By Dexter Patterson, {grow} Community Member
Last week my 15-year-old daughter deleted a comment I made on her Instagram page about her new hairstyle. She told me that when I comment on her Instagram photos, it makes her look stupid in front of her friends.
I can’t lie, I was hurt … and maybe a little shocked because we have a great relationship. It’s not like my comment was negative. Immediately, my fatherly red flags went up and I went into investigator mode, paying even closer attention to what was happening in her world on social media.
I was irritated by the situation, and I posted these frustrations on Facebook. Needless to say, I wasn’t the only one that felt like social media was corrupting relationships with our kids.
According to Microsoft researcher danah boyd, the author of It’s Complicated: The Social Lives of Networked Teens, “Teens want a space of their own. The thing you see when you look at what’s driving them is how do they hang out with the people who matter to them and not have to put up with the people who drive them crazy.”
Social media and parenting
According to Pew Research, the three most popular social media platforms for kids ages 13 to 17 are Facebook, Instagram and Snapchat. Facebook is still number one, but kids are spending less time on Facebook because it’s not cool to hang out with Mom, Dad and Grandma online. For this reason, more teens are gravitating to social media platforms that adults don’t occupy as much, such as Snapchat.
I have quickly learned that social media is a dividing line between parents and teens. Not only is social media central to their self-image, it is a cauldron of code words and secret lingo that most of us can’t understand. I understand that my daughter needs her space online. When I commented on her Instagram photo, I was only trying to connect with her on her level. I had no idea I had violated a community norm among her peer group. I had unwittingly become the hater of the day on Instagram.
Growing up in public
I love social media technology, and I think it’s great that kids have access to endless amounts of information and culture. I also realize that social media is the new normal and not just some fad our kids will outgrow anytime soon. We are witnessing a digital revolution of the childhood experience of historic proportions. The rules are changing in the digital space, and now the messy act of growing up is a public activity that is up for peer approval. Everyone is watching.

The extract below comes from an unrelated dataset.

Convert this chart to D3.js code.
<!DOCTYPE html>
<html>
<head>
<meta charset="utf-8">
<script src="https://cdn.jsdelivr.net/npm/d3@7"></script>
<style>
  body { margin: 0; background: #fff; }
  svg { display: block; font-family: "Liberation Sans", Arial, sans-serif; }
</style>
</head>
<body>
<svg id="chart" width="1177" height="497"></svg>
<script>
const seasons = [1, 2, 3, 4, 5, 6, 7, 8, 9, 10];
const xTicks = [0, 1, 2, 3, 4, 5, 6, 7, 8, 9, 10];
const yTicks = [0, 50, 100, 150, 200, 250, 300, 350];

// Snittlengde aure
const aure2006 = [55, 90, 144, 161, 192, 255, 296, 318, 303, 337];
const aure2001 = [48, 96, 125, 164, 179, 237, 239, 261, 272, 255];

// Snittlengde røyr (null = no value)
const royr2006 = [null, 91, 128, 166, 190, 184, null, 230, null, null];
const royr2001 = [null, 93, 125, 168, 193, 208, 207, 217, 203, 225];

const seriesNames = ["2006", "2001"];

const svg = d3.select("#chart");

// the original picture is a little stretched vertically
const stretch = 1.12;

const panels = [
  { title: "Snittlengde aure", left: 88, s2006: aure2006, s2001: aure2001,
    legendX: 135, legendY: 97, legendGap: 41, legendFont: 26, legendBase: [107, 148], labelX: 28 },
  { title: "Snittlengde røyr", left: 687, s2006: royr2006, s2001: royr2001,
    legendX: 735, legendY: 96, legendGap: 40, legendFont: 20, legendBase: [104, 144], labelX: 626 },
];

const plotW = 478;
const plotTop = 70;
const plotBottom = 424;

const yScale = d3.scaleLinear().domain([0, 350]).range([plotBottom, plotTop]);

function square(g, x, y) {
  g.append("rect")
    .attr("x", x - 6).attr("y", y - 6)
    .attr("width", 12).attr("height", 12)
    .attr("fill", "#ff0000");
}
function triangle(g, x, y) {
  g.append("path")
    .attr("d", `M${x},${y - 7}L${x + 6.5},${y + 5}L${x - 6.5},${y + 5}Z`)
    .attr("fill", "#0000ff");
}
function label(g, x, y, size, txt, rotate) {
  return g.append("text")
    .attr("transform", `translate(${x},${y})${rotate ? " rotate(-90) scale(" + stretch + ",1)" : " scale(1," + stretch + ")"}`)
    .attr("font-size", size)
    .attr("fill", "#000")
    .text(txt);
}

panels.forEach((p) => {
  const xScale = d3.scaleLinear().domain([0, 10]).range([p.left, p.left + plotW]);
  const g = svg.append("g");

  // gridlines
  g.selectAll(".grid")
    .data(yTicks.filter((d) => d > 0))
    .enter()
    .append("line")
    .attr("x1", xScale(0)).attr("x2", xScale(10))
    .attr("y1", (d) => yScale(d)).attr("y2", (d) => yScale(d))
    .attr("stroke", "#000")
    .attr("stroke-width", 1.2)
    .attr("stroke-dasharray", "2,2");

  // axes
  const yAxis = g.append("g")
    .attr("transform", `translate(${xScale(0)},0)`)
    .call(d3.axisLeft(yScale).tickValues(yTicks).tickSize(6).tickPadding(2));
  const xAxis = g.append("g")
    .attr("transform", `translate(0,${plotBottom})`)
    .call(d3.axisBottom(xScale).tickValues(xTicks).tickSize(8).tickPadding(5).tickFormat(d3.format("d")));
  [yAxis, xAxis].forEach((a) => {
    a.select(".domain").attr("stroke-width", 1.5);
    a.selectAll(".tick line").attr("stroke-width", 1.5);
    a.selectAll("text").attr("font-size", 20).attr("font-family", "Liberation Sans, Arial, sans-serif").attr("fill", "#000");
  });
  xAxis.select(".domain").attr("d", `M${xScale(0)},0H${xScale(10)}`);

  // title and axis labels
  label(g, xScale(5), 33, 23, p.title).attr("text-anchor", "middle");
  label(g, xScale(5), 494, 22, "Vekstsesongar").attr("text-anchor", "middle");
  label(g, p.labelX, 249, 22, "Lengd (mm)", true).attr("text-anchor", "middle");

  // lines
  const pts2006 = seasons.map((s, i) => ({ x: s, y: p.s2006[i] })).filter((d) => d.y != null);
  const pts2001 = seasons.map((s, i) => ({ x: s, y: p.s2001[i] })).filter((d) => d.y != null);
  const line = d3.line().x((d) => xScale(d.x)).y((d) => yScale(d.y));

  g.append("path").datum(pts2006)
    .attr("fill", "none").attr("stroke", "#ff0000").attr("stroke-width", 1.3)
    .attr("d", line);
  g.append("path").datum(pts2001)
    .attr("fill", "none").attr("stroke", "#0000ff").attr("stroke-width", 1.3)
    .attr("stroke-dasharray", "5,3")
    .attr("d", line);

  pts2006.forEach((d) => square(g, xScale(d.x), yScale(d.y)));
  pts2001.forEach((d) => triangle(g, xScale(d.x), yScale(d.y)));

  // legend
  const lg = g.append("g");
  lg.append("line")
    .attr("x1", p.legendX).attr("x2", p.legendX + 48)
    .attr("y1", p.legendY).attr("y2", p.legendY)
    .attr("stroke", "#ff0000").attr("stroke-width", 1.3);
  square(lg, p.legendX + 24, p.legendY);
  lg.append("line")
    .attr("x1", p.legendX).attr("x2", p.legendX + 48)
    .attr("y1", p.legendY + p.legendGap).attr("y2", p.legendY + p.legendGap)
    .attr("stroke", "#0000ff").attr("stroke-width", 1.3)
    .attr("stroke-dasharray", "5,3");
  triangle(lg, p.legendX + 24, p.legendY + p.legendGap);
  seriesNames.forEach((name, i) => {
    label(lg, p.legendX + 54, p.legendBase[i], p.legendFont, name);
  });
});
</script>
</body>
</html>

This obsession to accumulate more “Likes” is adding so much pressure to our kids. According to the Today/AOL Ideal to Real Body Image Survey, 58 percent of teen girls and 34 percent of teen boys say social media makes them feel more self-conscious about their appearance. Nearly 60 percent of teen girls say seeing pictures of other people living glamorous looking lives on social media makes them feel bad about themselves. Combine that with the peer pressure they already receive from their classmates, and social media quickly becomes a very vulnerable place for our children.
Are you aware of what your kids are posting? Scrolling through Facebook, Instagram and Snapchat is an eye-opening venture because you’ll see multiple kids posting suggestive photos of their bodies online. Young kids are filming fights and recording self-mutilation videos—and let’s not get started with the horrific nature of the cyberbullying. All this is being done for more Likes and the wrong kind of attention.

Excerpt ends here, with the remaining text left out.